It was Wallace and not Hasselbeck who led the Seahawks' previously anemic offense on two straight game-opening touchdown drives against the New England Patriots last week, the first time the Seahawks have accomplished that this season.
Earlier in the year, when Hasselbeck was sidelined with a back injury, Wallace struggled to maintain any semblance of continuity with the offense. It was so bad at one point that coach Mike Holmgren felt the need to dial back the offense and call a more conservative game plan.
Turns out, Wallace was not 100 percent.
He had injured a calf muscle when the team was trying him out at wide receiver, which was necessary because the receiving corps was so depleted by injuries.
Then he suffered a groin pull, which prevented him from utilizing his best asset -- his mobility.
Wallace had it back last week, and befuddled a Patriots defense that got near him but could not catch him, something about which Patriots coach Bill Belichick groused after the game.

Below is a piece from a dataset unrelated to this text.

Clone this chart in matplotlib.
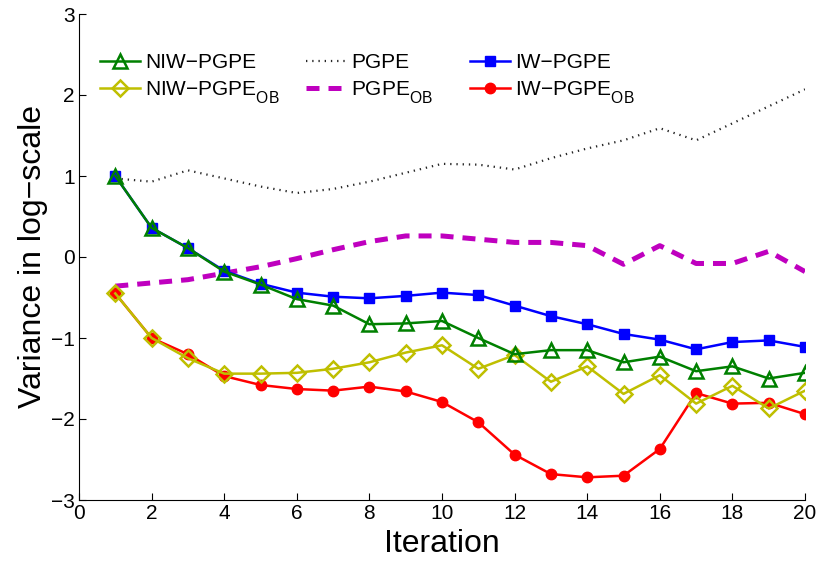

"I think he had a good game," Holmgren said. "He graded out very, very high. He threw the ball well, he ran the ball the way that we believe he can run the ball when he has to. He was healthy. And he played the game pretty confidently, I thought. I thought he was going right along. I'm hopeful, if Matt cannot play, that Sen can finish the year strong, and continue to play the way he played last week."
Wallace not only led the Seahawks in rushing last week, picking up 47 yards on three carries, but he also completed 20 of 28 passes for 212 yards and three touchdowns, piecing together a 128.9 passer rating.
It is the reason that Holmgren feels relatively confident against the Rams this week even though Hasselbeck is not playing.
"It's all about playing with confidence and having fun," Wallace said. "It's a team effort. We all went out and played hard on Sunday."